Dinkini is a mischievous, green-coloured goblin, who is depicted as the niece and sidekick of the witch Dakini. She is way younger than Kuttoosan's aide Luttappi, and is shown to have a rivalry with him since the day she met Luttappi. She has a pet black cat and also owns a magical quadrident that can fly, in which she and her cat travel.
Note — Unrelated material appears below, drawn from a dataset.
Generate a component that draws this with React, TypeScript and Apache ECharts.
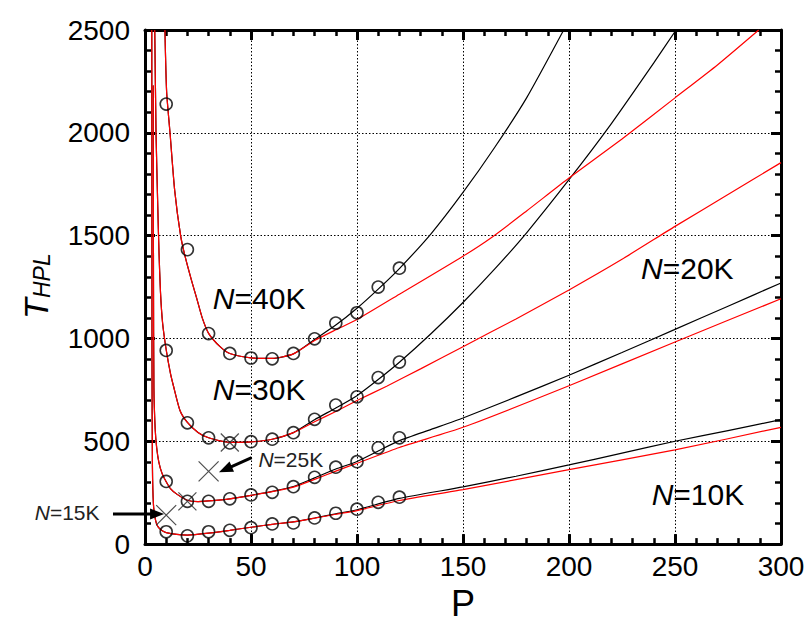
import React, { useEffect, useRef } from 'react';
import * as echarts from 'echarts';

const W = 809;
const H = 626;
const FONT = '"Liberation Sans", Arial, Helvetica, sans-serif';

// ---- axes ----
const xTicks = [0, 50, 100, 150, 200, 250, 300];
const yTicks = [0, 500, 1000, 1500, 2000, 2500];

// ---- model curves (P, T_HPL) ----
const black10K = [[3.2, 2500], [3.3, 900], [3.5, 380], [4, 190], [5, 115], [6, 86], [8, 66], [10, 56], [15, 47], [20, 44], [30, 53], [40, 67], [50, 82], [60, 96], [70, 108], [80, 127], [90, 147], [100, 167], [120, 222], [150, 278], [175, 330], [200, 385], [225, 442], [250, 500], [275, 552], [300, 605]];
const red10K = [[3.2, 2500], [3.3, 900], [3.5, 380], [4, 190], [5, 115], [6, 86], [8, 66], [10, 56], [15, 47], [20, 44], [30, 53], [40, 67], [50, 82], [60, 96], [70, 108], [80, 126], [90, 145], [100, 163], [120, 212], [150, 265], [200, 362], [250, 458], [300, 568]];

const black20K = [[3.9, 2230], [4.0, 1300], [4.2, 760], [4.8, 560], [5.5, 470], [6.5, 400], [8, 345], [10, 303], [12, 270], [15, 243], [20, 213], [25, 207], [30, 210], [40, 220], [50, 237], [60, 256], [70, 280], [80, 322], [90, 365], [100, 402], [110, 453], [120, 503], [135, 558], [150, 613], [175, 716], [200, 821], [225, 932], [250, 1044], [275, 1157], [300, 1270]];
const red20K = [[3.9, 2230], [4.0, 1300], [4.2, 760], [4.8, 560], [5.5, 470], [6.5, 400], [8, 345], [10, 303], [12, 270], [15, 243], [20, 213], [25, 207], [30, 210], [40, 220], [50, 237], [60, 255], [70, 277], [80, 315], [90, 355], [100, 393], [120, 470], [150, 568], [200, 770], [250, 983], [300, 1193]];

const black30K = [[4.6, 2500], [5.2, 2000], [6.0, 1650], [6.6, 1420], [7.3, 1226], [8.3, 1075], [10, 945], [12, 830], [13.4, 770], [16.5, 650], [20, 592], [25, 543], [30, 517], [40, 495], [50, 497], [60, 510], [70, 542], [80, 605], [90, 662], [100, 722], [110, 800], [120, 884], [135, 1024], [150, 1175], [165, 1338], [180, 1514], [200, 1772], [220, 2045], [240, 2340], [250.5, 2500]];
const red30K = [[4.6, 2500], [5.2, 2000], [6.0, 1650], [6.6, 1420], [7.3, 1226], [8.3, 1075], [10, 945], [12, 830], [13.4, 770], [16.5, 650], [20, 592], [25, 543], [30, 517], [40, 495], [50, 497], [60, 510], [70, 542], [80, 595], [90, 645], [100, 698], [114, 768], [130, 852], [150, 960], [175, 1095], [200, 1236], [225, 1385], [250, 1545], [275, 1700], [300, 1855]];

const black40K = [[9.4, 2500], [10.2, 2200], [11.8, 2000], [14, 1720], [16.8, 1500], [19, 1395], [22, 1280], [24.4, 1195], [27, 1100], [30, 1025], [35.4, 960], [40, 927], [50, 906], [60, 903], [70, 925], [80, 995], [90, 1065], [100, 1147], [110, 1240], [120, 1340], [135, 1510], [150, 1710], [165, 1930], [180, 2170], [197.5, 2500]];
const red40K = [[9.4, 2500], [10.2, 2200], [11.8, 2000], [14, 1720], [16.8, 1500], [19, 1395], [22, 1280], [24.4, 1195], [27, 1100], [30, 1025], [35.4, 960], [40, 927], [50, 906], [60, 903], [70, 925], [80, 990], [90, 1042], [100, 1092], [120, 1215], [150, 1400], [164, 1495], [180, 1620], [200, 1780], [225, 1970], [250, 2170], [270, 2330], [289.5, 2500]];

// ---- measured points ----
const meas10K = [[10, 60], [20, 40], [30, 60], [40, 67], [50, 80], [60, 98], [70, 103], [80, 127], [90, 150], [100, 170], [110, 203], [120, 228]];
const meas20K = [[10, 305], [20, 208], [30, 208], [40, 220], [50, 239], [60, 252], [70, 279], [80, 325], [90, 374], [100, 401], [110, 468], [120, 517]];
const meas30K = [[10, 942], [20, 590], [30, 517], [40, 492], [50, 498], [60, 510], [70, 542], [80, 607], [90, 676], [100, 716], [110, 810], [120, 885]];
const meas40K = [[10, 2140], [20, 1432], [30, 1024], [40, 927], [50, 905], [60, 901], [70, 927], [80, 998], [90, 1075], [100, 1125], [110, 1250], [120, 1342]];

// ---- optimum points (crosses) ----
const crossBig = [[10, 141], [30, 354]];
const crossSmall = [[20, 208], [40, 494]];

// ---- annotations (text, anchor in data units) ----
const curveLabels = [
  { n: '40K', p: 32, t: 1193, size: 30 },
  { n: '30K', p: 32, t: 750, size: 30 },
  { n: '20K', p: 234, t: 1340, size: 30 },
  { n: '10K', p: 239, t: 240, size: 30 },
  { n: '25K', p: 53.5, t: 410, size: 21 },
  { n: '15K', p: -52, t: 156, size: 21 },
];
const arrows = [
  { from: [-15.1, 146], to: [9.0, 146] },
  { from: [50.3, 420], to: [34.9, 349] },
];

const CROSS = 'path://M0,0L20,20M20,0L0,20';

function axisCommon(show: boolean) {
  return {
    axisLine: { show: true, onZero: false, lineStyle: { color: '#000', width: 3 } },
    axisTick: { show: true, inside: true, length: 10, lineStyle: { color: '#000', width: 3 } },
    minorTick: { show: true, splitNumber: 5, length: 6, lineStyle: { color: '#000', width: 2.5 } },
    splitLine: { show, lineStyle: { color: '#000', width: 1, type: [1.5, 2] } },
  };
}

function buildOption() {
  const lineSeries = (data: number[][], color: string, name: string) => ({
    type: 'line',
    name,
    data,
    showSymbol: false,
    symbol: 'none',
    smooth: 0.2,
    clip: true,
    lineStyle: { color, width: 1.2 },
    silent: true,
  });
  const circles = (data: number[][], name: string) => ({
    type: 'scatter',
    name,
    data,
    symbol: 'circle',
    symbolSize: 12,
    itemStyle: { color: 'rgba(0,0,0,0)', borderColor: '#000', borderWidth: 1.6 },
    z: 5,
  });
  const plain = (v: number) => String(v);
  return {
    animation: false,
    backgroundColor: '#fff',
    grid: { left: 145, top: 30, right: 28, bottom: 66, containLabel: false },
    xAxis: [
      {
        type: 'value',
        position: 'bottom',
        min: xTicks[0],
        max: xTicks[xTicks.length - 1],
        interval: xTicks[1] - xTicks[0],
        ...axisCommon(true),
        axisLabel: { color: '#000', fontSize: 28, fontFamily: FONT, margin: 8, formatter: plain },
        name: 'P',
        nameLocation: 'middle',
        nameGap: 30,
        nameTextStyle: { color: '#000', fontSize: 36, fontFamily: FONT },
      },
      {
        type: 'value',
        position: 'top',
        min: xTicks[0],
        max: xTicks[xTicks.length - 1],
        interval: xTicks[1] - xTicks[0],
        ...axisCommon(false),
        axisLabel: { show: false },
      },
    ],
    yAxis: [
      {
        type: 'value',
        position: 'left',
        min: yTicks[0],
        max: yTicks[yTicks.length - 1],
        interval: yTicks[1] - yTicks[0],
        ...axisCommon(true),
        axisLabel: { color: '#000', fontSize: 28, fontFamily: FONT, margin: 15, formatter: plain },
      },
      {
        type: 'value',
        position: 'right',
        min: yTicks[0],
        max: yTicks[yTicks.length - 1],
        interval: yTicks[1] - yTicks[0],
        ...axisCommon(false),
        axisLabel: { show: false },
      },
    ],
    series: [
      lineSeries(black10K, '#000', 'N=10K model (black)'),
      lineSeries(black20K, '#000', 'N=20K model (black)'),
      lineSeries(black30K, '#000', 'N=30K model (black)'),
      lineSeries(black40K, '#000', 'N=40K model (black)'),
      lineSeries(red10K, '#ff0000', 'N=10K model (red)'),
      lineSeries(red20K, '#ff0000', 'N=20K model (red)'),
      lineSeries(red30K, '#ff0000', 'N=30K model (red)'),
      lineSeries(red40K, '#ff0000', 'N=40K model (red)'),
      circles(meas10K, 'N=10K measured'),
      circles(meas20K, 'N=20K measured'),
      circles(meas30K, 'N=30K measured'),
      circles(meas40K, 'N=40K measured'),
      {
        type: 'scatter',
        name: 'optimum (large)',
        data: crossBig,
        symbol: CROSS,
        symbolSize: 20,
        itemStyle: { color: 'rgba(0,0,0,0)', borderColor: '#222', borderWidth: 1.2 },
        z: 6,
      },
      {
        type: 'scatter',
        name: 'optimum (small)',
        data: crossSmall,
        symbol: CROSS,
        symbolSize: 18,
        itemStyle: { color: 'rgba(0,0,0,0)', borderColor: '#222', borderWidth: 1.2 },
        z: 6,
      },
    ],
  };
}

function buildGraphics(chart: any) {
  const px = (p: number, t: number) => chart.convertToPixel({ xAxisIndex: 0, yAxisIndex: 0 }, [p, t]) as number[];
  const els: any[] = [];
  curveLabels.forEach((l) => {
    const [x, y] = px(l.p, l.t);
    els.push({
      type: 'text',
      x,
      y,
      z: 100,
      style: {
        text: '{i|N}=' + l.n,
        fontSize: l.size,
        fontFamily: FONT,
        fill: l.size < 25 ? '#222' : '#000',
        align: 'left',
        verticalAlign: 'middle',
        rich: { i: { fontStyle: 'italic', fontSize: l.size, fontFamily: FONT, fill: l.size < 25 ? '#222' : '#000' } },
      },
    });
  });
  arrows.forEach((a) => {
    const [x1, y1] = px(a.from[0], a.from[1]);
    const [x2, y2] = px(a.to[0], a.to[1]);
    const len = Math.hypot(x2 - x1, y2 - y1);
    const ux = (x2 - x1) / len;
    const uy = (y2 - y1) / len;
    const headLen = 14;
    const half = 5.5;
    const bx = x2 - ux * headLen;
    const by = y2 - uy * headLen;
    els.push({ type: 'line', z: 100, shape: { x1, y1, x2: bx + ux * 2, y2: by + uy * 2 }, style: { stroke: '#000', lineWidth: 3 } });
    els.push({
      type: 'polygon',
      z: 100,
      shape: { points: [[x2, y2], [bx - uy * half, by + ux * half], [bx + uy * half, by - ux * half]] },
      style: { fill: '#000' },
    });
  });
  // y axis title T_HPL, rotated
  els.push({
    type: 'group',
    x: 36,
    y: 319,
    rotation: Math.PI / 2,
    z: 100,
    children: [
      { type: 'text', x: 0, y: 0, style: { text: 'T', fontSize: 34, fontStyle: 'italic', fontFamily: FONT, fill: '#000', align: 'left', verticalAlign: 'middle' } },
      { type: 'text', x: 21, y: 6, style: { text: 'HPL', fontSize: 23, fontStyle: 'italic', fontFamily: FONT, fill: '#000', align: 'left', verticalAlign: 'middle' } },
    ],
  });
  return els;
}

export default function App() {
  const ref = useRef<HTMLDivElement>(null);
  useEffect(() => {
    const chart = echarts.init(ref.current as HTMLDivElement, null, { renderer: 'svg' });
    chart.setOption(buildOption() as any);
    chart.setOption({ graphic: buildGraphics(chart) } as any);
    return () => chart.dispose();
  }, []);
  return <div ref={ref} style={{ position: 'fixed', left: 0, top: 0, width: W, height: H, background: '#fff' }} />;
}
Dinkini was a new addition to the comic in February 2019. As this character was introduced, rumours spread out that the Balarama publishers were going to replace Luttappi with her. This received a lot of backlash on social media. Luttappi's fans took up the message of 'Save Luttappi' at India vs New Zealand third T20 match in Hamilton, and atlast the publishers confirmed that Luttappi won't get replaced by Dinkini.

== Dress-code change ==
Some of the characters in the series, including Mayavi and Luttappi, underwent a major dress-code change in 2011 after complaints from several parents regarding the inappropriate clothing. According to the editor of the magazine, the changes were intended to make the characters acceptable for readers of all age.

==Mayavi VCD==
Mayavi-VCD is a 3D animated version of the comic strip published in Balarama. It was released on 23 August 2010 by Manorama Music, a music production company owned by Malayala Manorama Group. Story and concept for this version was also by NM Mohan, who is the creator the comics, which is being published in Balaralam since many decades. The 3D version was developed by Hibiscus Digital Media Pvt. Ltd, Thiruvananthapuram. The music for the title song, Nammude Veeran Mayavi was done by Mohan Sithara, while the score and other songs were composed by Jaison. J. Nair. The lyrics were written by Sippy Pallippuram.

==In popular culture==
Due to immense popularity of the magazine the characters became pop culture icons with TV shows, movies and other stories referencing or based around them.

- The Balarama Cave at Wonderla, is modelled using characters from Mayavi.
- The title of the Malayalam film Mayavi (2007 film) is from the series.
- The characters Vikraman and Muthu made an appearance in the movie Amen (2013 film).
- The main character in the 2024 movie Aavesham named Amban have a similar dressing style of Vikraman.